Indonesia has a significant deficit in hospital beds, medical staff and intensive care facilities as health experts warn that it is primed to become a new epicenter of the coronavirus pandemic, according to data reviewed by Reuters.
Health experts say Indonesia faces a surge in coronavirus cases after a slow government response masked the scale of the outbreak in the world’s fourth most populous country.
Indonesia has recorded 686 cases but the data is seen as understating the scale of infections because of a low rate of testing and a high mortality rate. Indonesia has reported 55 deaths, the highest in Southeast Asia.
A study by the London-based Centre for Mathematical Modelling of Infectious Diseases released on Monday estimates that as few as 2% of Indonesia's coronavirus infections have been reported. That would bring the true number to as many as 34,300, which is more than Iran.

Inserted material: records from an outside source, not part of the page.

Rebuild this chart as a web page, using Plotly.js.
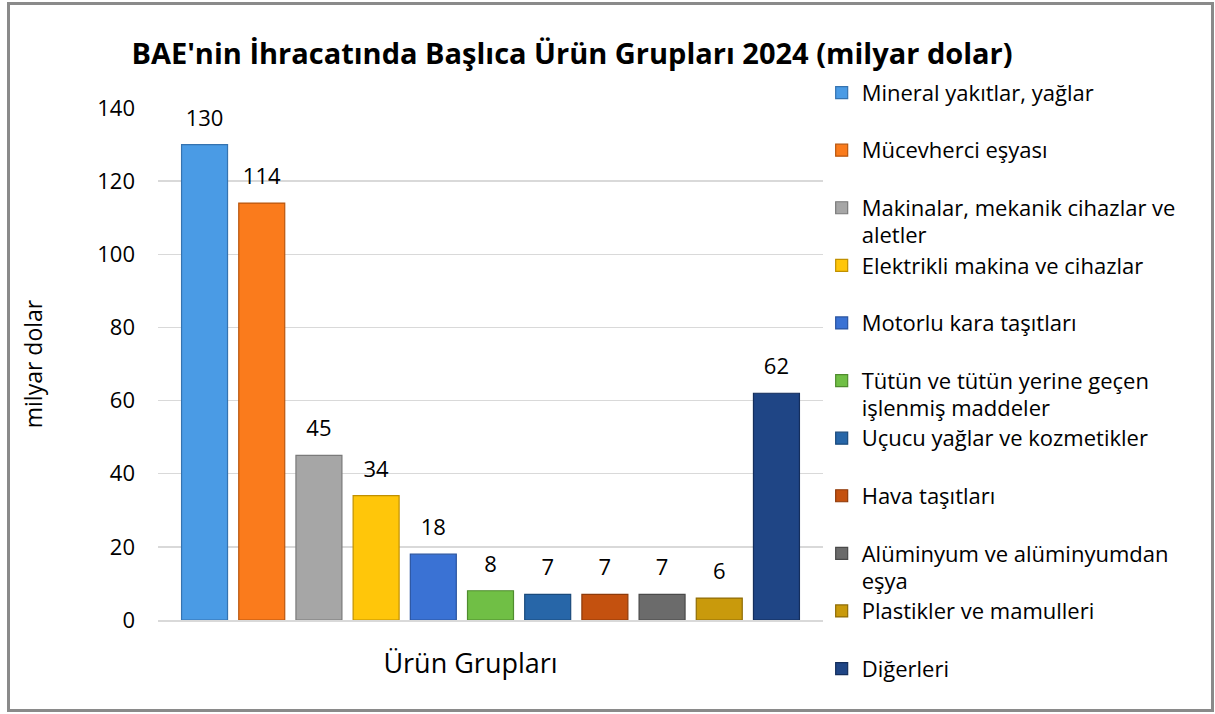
<!DOCTYPE html>
<html>
<head>
<meta charset="utf-8">
<script src="https://cdn.plot.ly/plotly-3.0.1.min.js"></script>
<style>
  html, body { margin: 0; padding: 0; background: #ffffff; }
  #wrap { position: relative; width: 1215px; height: 714px; }
  #chart { position: absolute; left: 0; top: 0; width: 1215px; height: 714px; }
  #frame { position: absolute; left: 7px; top: 2px; width: 1207px; height: 710px;
           box-sizing: border-box; border: 3px solid #8a8a8a; pointer-events: none; }
</style>
</head>
<body>
<div id="wrap">
  <div id="chart"></div>
  <div id="frame"></div>
</div>
<script>
// ---- data ----
const groupLabel = "Ürün Grupları";
const categories = [
  "Mineral yakıtlar, yağlar",
  "Mücevherci eşyası",
  "Makinalar, mekanik cihazlar ve aletler",
  "Elektrikli makina ve cihazlar",
  "Motorlu kara taşıtları",
  "Tütün ve tütün yerine geçen işlenmiş maddeler",
  "Uçucu yağlar ve kozmetikler",
  "Hava taşıtları",
  "Alüminyum ve alüminyumdan eşya",
  "Plastikler ve mamulleri",
  "Diğerleri"
];
const legendLabels = [
  "Mineral yakıtlar, yağlar<br> ",
  "Mücevherci eşyası<br> ",
  "Makinalar, mekanik cihazlar ve<br>aletler",
  "Elektrikli makina ve cihazlar<br> ",
  "Motorlu kara taşıtları<br> ",
  "Tütün ve tütün yerine geçen<br>işlenmiş maddeler",
  "Uçucu yağlar ve kozmetikler<br> ",
  "Hava taşıtları<br> ",
  "Alüminyum ve alüminyumdan<br>eşya",
  "Plastikler ve mamulleri<br> ",
  "Diğerleri<br> "
];
const values = [130, 114, 45, 34, 18, 8, 7, 7, 7, 6, 62];
const yTicks = [0, 20, 40, 60, 80, 100, 120, 140];
const chartTitle = "BAE'nin İhracatında Başlıca Ürün Grupları 2024 (milyar dolar)";
const yTitle = "milyar dolar";

// ---- style ----
const colors = ["#4A9BE5", "#FA7B1C", "#A6A6A6", "#FFC60A", "#3A72D4", "#70BF45",
                "#2766A8", "#C4510F", "#6B6B6B", "#C99A0C", "#1F4585"];
const edges  = ["#3573B0", "#B8560E", "#7A7A7A", "#C09000", "#2A54A0", "#4F8C2E",
                "#1A4A7C", "#8E3A0A", "#4A4A4A", "#8F6C06", "#142E5C"];
const FONT = "'Open Sans', 'Noto Sans', sans-serif";
const bargap = 0.054;

function legendText(s) {
  return s.split('<br>').map(p => '<span style="font-size:22px">' + p + '</span>').join('<br>');
}

const traces = [];
categories.forEach((c, i) => {
  traces.push({
    type: 'bar',
    name: legendText(legendLabels[i]),
    x: [groupLabel],
    y: [values[i]],
    marker: { color: colors[i], line: { color: edges[i], width: 1.2 } },
    hovertemplate: c + ': %{y}<extra></extra>'
  });
});
categories.forEach((c, i) => {
  traces.push({
    type: 'scatter',
    orientation: 'v',
    x: [groupLabel],
    y: [values[i]],
    mode: 'markers+text',
    text: [String(values[i])],
    textposition: 'top center',
    textfont: { family: FONT, size: 22, color: '#000000' },
    marker: { size: 20, opacity: 0 },
    showlegend: false,
    cliponaxis: false,
    hoverinfo: 'skip'
  });
});

const layout = {
  width: 1215, height: 714,
  paper_bgcolor: '#ffffff', plot_bgcolor: '#ffffff',
  font: { family: FONT, size: 21, color: '#000000' },
  margin: { l: 158, r: 392, t: 108, b: 94, autoexpand: false },
  barmode: 'group',
  bargap: bargap,
  bargroupgap: 0.196,
  scattermode: 'group',
  scattergap: bargap,
  title: {
    text: chartTitle,
    font: { family: FONT, size: 29, weight: 700, color: '#000000' },
    x: 0.4708, xanchor: 'center', xref: 'container',
    y: 0.925, yanchor: 'middle', yref: 'container'
  },
  xaxis: {
    type: 'category',
    showgrid: false,
    showline: true, linecolor: '#d9d9d9', linewidth: 1.5,
    ticks: '',
    tickfont: { family: FONT, size: 27, color: '#000000' },
    ticklabelstandoff: 19,
    ticklabelshift: -20,
    automargin: false,
    fixedrange: true
  },
  yaxis: {
    range: [0, 140],
    tickvals: yTicks,
    ticktext: yTicks.map(String),
    showgrid: true, gridcolor: '#d9d9d9', gridwidth: 1.5,
    zeroline: false,
    showline: false,
    ticks: '',
    tickfont: { family: FONT, size: 22, color: '#000000' },
    ticklabelstandoff: 22,
    title: { text: yTitle, font: { family: FONT, size: 23, color: '#000000' }, standoff: 48 },
    automargin: false,
    fixedrange: true
  },
  legend: {
    x: 0.998, xanchor: 'left',
    y: 1.0695, yanchor: 'top',
    valign: 'top',
    maxheight: 700,
    font: { family: FONT, size: 21, color: '#000000' },
    bgcolor: 'rgba(0,0,0,0)',
    itemclick: false, itemdoubleclick: false
  },
  showlegend: true
};

Plotly.newPlot('chart', traces, layout, { displayModeBar: false, staticPlot: true });
</script>
</body>
</html>
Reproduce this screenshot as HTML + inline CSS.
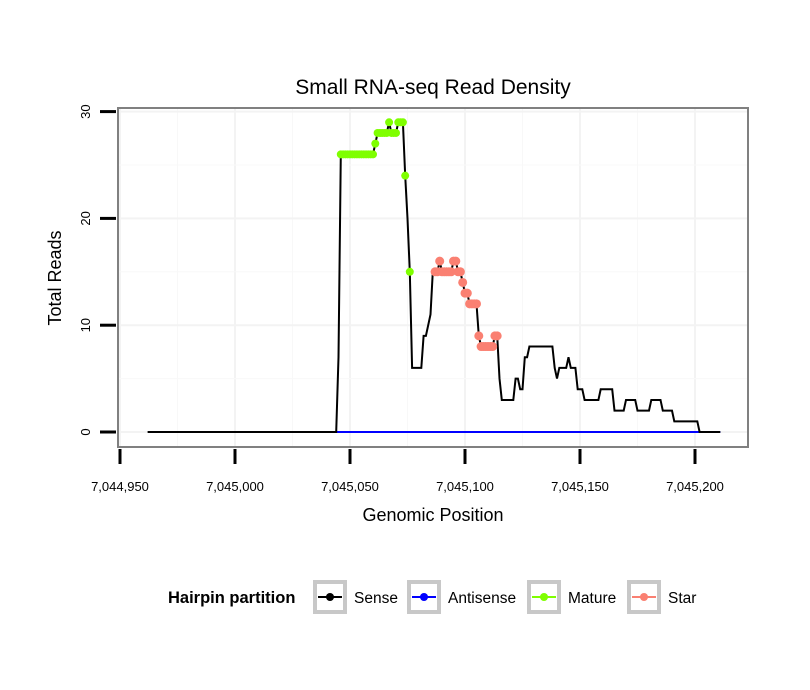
<!DOCTYPE html>
<html><head><meta charset="utf-8"><style>
body{margin:0;background:#fff;}
svg{display:block;font-family:"Liberation Sans",sans-serif;}
</style></head><body>
<svg id="chart" width="810" height="690" viewBox="0 0 810 690" xmlns="http://www.w3.org/2000/svg">
<rect width="810" height="690" fill="#fff"/>
<text x="433" y="94" font-size="21" text-anchor="middle">Small RNA-seq Read Density</text>
<g id="grid"></g>
<g id="marks"></g>
<rect x="118" y="108" width="630" height="339" fill="none" stroke="#808080" stroke-width="2"/>
<g id="axes"></g>
<text x="433" y="521" font-size="18" text-anchor="middle">Genomic Position</text>
<text transform="translate(61,278) rotate(-90)" font-size="18" text-anchor="middle">Total Reads</text>
<g>
<text x="168" y="603" font-size="16.5" font-weight="bold">Hairpin partition</text>
<g id="legend-keys"></g>
</g>
</svg>
<script>
const xTicks=[7044950,7045000,7045050,7045100,7045150,7045200];
const xTickLabels=["7,044,950","7,045,000","7,045,050","7,045,100","7,045,150","7,045,200"];
const yTicks=[0,10,20,30];
const yTickLabels=["0","10","20","30"];
const startPos=7044962;
const endPos=7045211;
// sense values from 7045040 to 7045211
const senseTail=[0,0,0,0,0,7,26,26,26,26,26,26,26,26,26,26,26,26,26,26,26,27,28,28,28,28,28,29,28,28,28,29,29,29,24,20,15,6,6,6,6,6,9,9,10,11,15,15,15,16,15,15,15,15,15,16,16,15,15,14,13,13,12,12,12,12,9,8,8,8,8,8,8,9,9,5,3,3,3,3,3,3,5,5,4,4,7,7,8,8,8,8,8,8,8,8,8,8,8,6,5,6,6,6,6,7,6,6,6,4,4,4,3,3,3,3,3,3,3,4,4,4,4,4,4,2,2,2,2,2,3,3,3,3,3,2,2,2,2,2,2,3,3,3,3,3,2,2,2,2,2,1,1,1,1,1,1,1,1,1,1,1,0,0,0,0,0,0,0,0,0,0];
const senseTailStart=7045040;
const antisenseStart=7045043;
const matureRange=[7045046,7045074];
const matureExtra=[7045076];
const starRange=[7045087,7045114];

const NS="http://www.w3.org/2000/svg";
const X0=7044950, PX0=120, PXU=2.3;
const xs=v=>PX0+(v-X0)*PXU;
const ys=v=>432-v*10.68;
function mk(tag,attrs,parent){const e=document.createElementNS(NS,tag);for(const k in attrs)e.setAttribute(k,attrs[k]);parent.appendChild(e);return e;}
const grid=document.getElementById('grid'),marks=document.getElementById('marks'),axes=document.getElementById('axes');
const sensePos=[],senseVal=[];
for(let p=startPos;p<=endPos;p++){sensePos.push(p);const i=p-senseTailStart;senseVal.push(i>=0&&i<senseTail.length?senseTail[i]:0);}
const valAt=p=>senseVal[p-startPos];
for(let i=0;i<xTicks.length;i++){
 const l=mk('line',{x1:xs(xTicks[i]),x2:xs(xTicks[i]),y1:109,y2:446,stroke:'#f3f3f3','stroke-width':2},grid);
 
 if(i<xTicks.length-1){const m=(xTicks[i]+xTicks[i+1])/2;const g=mk('line',{x1:xs(m),x2:xs(m),y1:109,y2:446,stroke:'#f8f8f8','stroke-width':1},grid);}
}
for(let i=0;i<yTicks.length;i++){
 const l=mk('line',{x1:119,x2:747,y1:ys(yTicks[i]),y2:ys(yTicks[i]),stroke:'#f3f3f3','stroke-width':2},grid);
 
 if(i<yTicks.length-1){const m=(yTicks[i]+yTicks[i+1])/2;const g=mk('line',{x1:119,x2:747,y1:ys(m),y2:ys(m),stroke:'#f8f8f8','stroke-width':1},grid);}
}
const anti=mk('line',{x1:xs(antisenseStart),x2:xs(endPos),y1:ys(0),y2:ys(0),stroke:'#0000ff','stroke-width':2},marks);

const sl=mk('polyline',{points:sensePos.map((p,i)=>xs(p)+','+ys(senseVal[i])).join(' '),fill:'none',stroke:'#000','stroke-width':2},marks);

const mat=[];for(let p=matureRange[0];p<=matureRange[1];p++)mat.push(p);mat.push(...matureExtra);
mat.forEach(p=>{const c=mk('circle',{cx:xs(p),cy:ys(valAt(p)),r:4,fill:'#7fff00'},marks);});
for(let p=starRange[0];p<=starRange[1];p++){const c=mk('circle',{cx:xs(p),cy:ys(valAt(p)),r:4.5,fill:'#fa8072'},marks);}
xTicks.forEach((t,i)=>{
 const l=mk('line',{x1:xs(t),x2:xs(t),y1:449,y2:464,stroke:'#000','stroke-width':3},axes);
 const tx=mk('text',{x:xs(t),y:491,'font-size':13,'text-anchor':'middle'},axes);tx.textContent=xTickLabels[i];
});
yTicks.forEach((t,i)=>{
 const l=mk('line',{x1:100,x2:116,y1:ys(t),y2:ys(t),stroke:'#000','stroke-width':3},axes);
 const tx=mk('text',{transform:`translate(90,${ys(t)}) rotate(-90)`,'font-size':13,'text-anchor':'middle'},axes);tx.textContent=yTickLabels[i];
});
const lk=document.getElementById('legend-keys');
const legendNames=["Sense","Antisense","Mature","Star"];
const legendColors=["#000","#0000ff","#7fff00","#fa8072"];
const legendBoxX=[313,407,527,627];
legendNames.forEach((n,i)=>{
 const g=mk('g',{},lk);
 mk('rect',{x:legendBoxX[i]+2,y:582,width:30,height:30,fill:'#fff',stroke:'#c8c8c8','stroke-width':4},g);
 mk('line',{x1:legendBoxX[i]+5,x2:legendBoxX[i]+29,y1:597,y2:597,stroke:legendColors[i],'stroke-width':2},g);
 mk('circle',{cx:legendBoxX[i]+17,cy:597,r:4,fill:legendColors[i]},g);
 const t=mk('text',{x:legendBoxX[i]+41,y:603,'font-size':15.5},g);t.textContent=n;
});
</script>
</body></html>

Other modelers are projecting that cases could rise to as many as 5 million in the capital, Jakarta, by the end of April under a worst-case scenario.
"We have lost control, it has already spread everywhere," Ascobat Gani, a public health economist told Reuters. "Maybe we will follow Wuhan or Italy. I think we are in the range of that".
The government says the impact of the virus will not be that severe.
"We won't be like that," said Achmad Yurianto, a senior health ministry official, referring to comparisons with outbreaks in Italy and China.
"What's important is that we rally the people ... they have to keep their distance."
Indonesia's health system compares poorly with those in other countries hit hard by the virus.
The country of more than 260 million people has 321,544 hospital beds, according to health ministry data. That is about 12 beds per 10,000 people. South Korea has 115 per 10,000 people, according to the World Health Organization (WHO).
In 2017, the WHO found Indonesia had four doctors per 10,000 people. Italy had 10 times more, on a per capita basis. South Korea has six times more doctors.
Yurianto said with proper social distancing measures there should not be a need for a large number of additional beds and that medical staffing was sufficient to tackle the virus.
However, Budi Waryanto, an epidemiologist from the University of Indonesia, told Reuters: "The hospitals are not ready to support the potential cases. Treatment will be limited."